Gayba iman ne demektir?
Gayb, “ gizli olan, görünmeyen” demektir. Kur’an-ı Kerim muttakilerden, yâni
takva sahibi müminlerden bahsederken onların en büyük özelliği olarak “gayba
imanlarını” gösterir.
Gayb, “ gizli olan, görünmeyen” demektir. Kur’an-ı Kerim muttakilerden, yâni
takva sahibi müminlerden bahsederken onların en büyük özelliği olarak “gayba
imanlarını” gösterir. “Onlar –o muttakiler- gayba iman ederler”(Bakara Sûresi,3)
mealindeki âyet-i kerimeyi tefsir eden âlimlerimiz, gayba imana iki şekilde mânâ
verirler. Birincisi, “Onlar görmedikleri halde, aklî ve naklî delillere
dayanarak iman ederler.” Diğeri ise, “Onlar gıyaben dahi iman ederler.” Yâni
münafıklar gibi sadece müminler arasında değil, gıyaben de Allah’a ve resulüne (asm.)
iman ederler.
Gayb iki ayrı mânâya gelir: Birincisi, hakkında hiçbir şey bilmediğimiz, yalnız
Allah’ın malûmu olan haller, hâdiseler, âlemlerdir ki, bunlar imana konu
değildirler. İman, bu gayb için değil, ancak Kur’anın haber verdiği ve Peygamber
Efendimizin (asm.), hakkında açıklamalardan bulunduğu gayb için söz konusudur.
“Bizce gayb, görülemeyen değil, görülmeyen demektir. Biz delilsiz olan gayba
değil, delili olan gayb-ı mâkule iman ediyoruz.” (Hak Dini Kur’an Dili)
“Gayba iman” denilince akla ilk gelen, Allah’a ve diğer iman rükünlerine
imandır. Bunlar hep gaybdır.
İnanmada ilk adım kalben tasdiktir. Bu tasdikin başlangıcı da anlamak.

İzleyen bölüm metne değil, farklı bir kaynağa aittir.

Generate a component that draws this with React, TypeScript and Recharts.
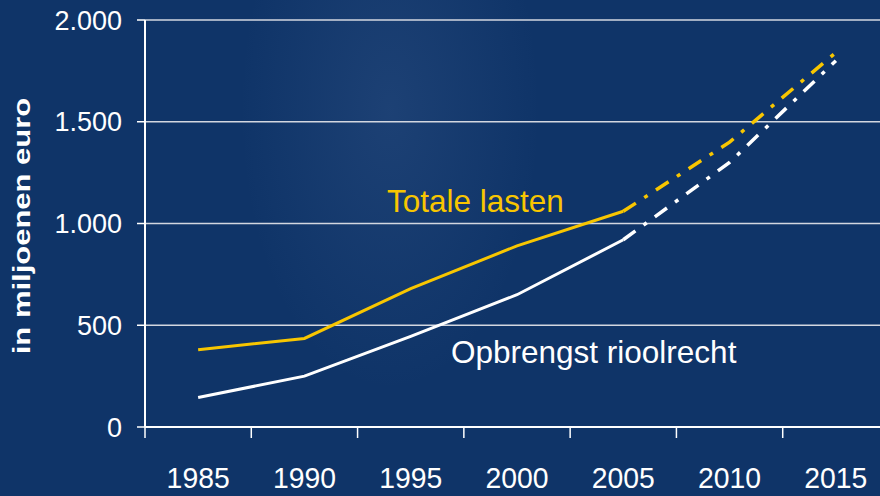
import { LineChart, Line, XAxis, YAxis, CartesianGrid } from "recharts";

// jaren en bedragen (miljoen euro)
const years = ["1985", "1990", "1995", "2000", "2005", "2010", "2015"];
const totaleLasten = [380, 435, 680, 890, 1060, 1400, 1840];
const opbrengstRioolrecht = [145, 250, 445, 650, 920, 1300, 1800];
const yTicks = [0, 500, 1000, 1500, 2000];
const lastRealised = "2005"; // daarna: prognose (gestreept)

const cut = years.indexOf(lastRealised);

const data = years.map((year, i) => ({
  year,
  lasten: i <= cut ? totaleLasten[i] : null,
  lastenPrognose: i >= cut ? totaleLasten[i] : null,
  opbrengst: i <= cut ? opbrengstRioolrecht[i] : null,
  opbrengstPrognose: i >= cut ? opbrengstRioolrecht[i] : null,
}));

const BG = "#0f3468";
const YELLOW = "#f8c600";
const WHITE = "#ffffff";
const FONT = "'Liberation Sans', Arial, sans-serif";

const fmt = (v: number) =>
  String(v).replace(/\B(?=(\d{3})+(?!\d))/g, ".");

function YearTick(props: any) {
  const { x, y, payload } = props;
  const off = payload?.offset ?? 0;
  return (
    <g>
      <line x1={x - off} x2={x - off} y1={y} y2={y + 11} stroke={WHITE} strokeWidth={1.5} />
      <text
        transform={`translate(${x},${y + 61}) scale(0.945,1)`}
        textAnchor="middle"
        fill={WHITE}
        fontSize={30}
        fontFamily={FONT}
      >
        {payload.value}
      </text>
    </g>
  );
}

export default function App() {
  return (
    <div
      style={{
        position: "absolute",
        left: 0,
        top: 0,
        width: 880,
        height: 496,
        overflow: "hidden",
        background: `radial-gradient(ellipse 150px 280px at 390px 110px, rgba(120,150,200,0.13), rgba(0,0,0,0)), ${BG}`,
      }}
    >
      <LineChart
        width={900}
        height={496}
        data={data}
        margin={{ top: 20, right: 11, bottom: 0, left: 0 }}
      >
        <CartesianGrid
          vertical={false}
          stroke="#d3d7e0"
          strokeWidth={1.5}
        />
        <XAxis
          dataKey="year"
          scale="band"
          height={69}
          tickSize={0}
          tickMargin={0}
          interval={0}
          axisLine={{ stroke: WHITE, strokeWidth: 2 }}
          tick={<YearTick />}
        />
        <YAxis
          width={145}
          domain={[0, 2000]}
          ticks={yTicks}
          tickFormatter={fmt}
          tickSize={8}
          tickMargin={15}
          axisLine={{ stroke: WHITE, strokeWidth: 2 }}
          tickLine={{ stroke: WHITE, strokeWidth: 1.5 }}
          tick={{ fill: WHITE, fontSize: 27, fontFamily: FONT }}
        />
        <Line
          dataKey="lasten"
          type="linear"
          stroke={YELLOW}
          strokeWidth={3}
          dot={false}
          isAnimationActive={false}
        />
        <Line
          dataKey="lastenPrognose"
          type="linear"
          stroke={YELLOW}
          strokeWidth={3.5}
          strokeDasharray="15 10 4 10"
          dot={false}
          isAnimationActive={false}
        />
        <Line
          dataKey="opbrengst"
          type="linear"
          stroke={WHITE}
          strokeWidth={3}
          dot={false}
          isAnimationActive={false}
        />
        <Line
          dataKey="opbrengstPrognose"
          type="linear"
          stroke={WHITE}
          strokeWidth={3.5}
          strokeDasharray="15 10 4 10"
          dot={false}
          isAnimationActive={false}
        />
      </LineChart>

      <svg
        width={880}
        height={496}
        style={{ position: "absolute", left: 0, top: 0, pointerEvents: "none" }}
      >
        <text
          transform="translate(22,226) rotate(-90) scale(1,0.78)"
          textAnchor="middle"
          dominantBaseline="central"
          fill={WHITE}
          fontSize={31}
          fontWeight="bold"
          fontFamily={FONT}
        >
          in miljoenen euro
        </text>
        <text x={387} y={212} fill={YELLOW} fontSize={31.5} fontFamily={FONT}>
          Totale lasten
        </text>
        <text x={451} y={363} fill={WHITE} fontSize={31.5} fontFamily={FONT}>
          Opbrengst rioolrecht
        </text>
      </svg>
    </div>
  );
}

Beş duyu
anlamaya, anlama da inanmaya yardımcı olur. Sadece beş duyunun sınırları içinde
dolaşan, onları aşamayan insanlar, hükmen hayvanlıktan kurtulmuş değillerdir.
His ile bilme, hayvanların sahası; hissini akla hizmet ettirip anlama, kavrama
ve nihayet inanma ise insanın vazifesidir.
İnsan bir meyve ağacına bakmakta hayvanla müşterektir. O ağacın içinde harika
bir fabrikanın çalıştığını, yapraklarında fotosentez olayının cereyan ettiğini,
o meyvelerin bütün bir ağaçtan, hatta kâinattan, süzülerek meydana geldiğini ise
ancak o insan kavrayabilir.
Onun için, mutlak mânâda “insan” denilince, gayba iman eden “mü’min” hatıra
gelmelidir.
İşte, o gayba inananlardır ki, nimette boğulmaz, mün’imi, yâni o nimeti ihsan
edeni tanırlar. Esere saplanıp kalmaz, o eseri yapan Hâlik’ı tanır ve bilirler.
Gayba inanmayanlar ise, sofranın tabakları, kitabın yaprakları, yahut fabrikanın
bölmeleri arasında dolaşıp duran bir böcek gibi, bu âlem ve içindekilerden,
hakiki mânâda, istifade edemez, hayatlarını zâyi eder giderler.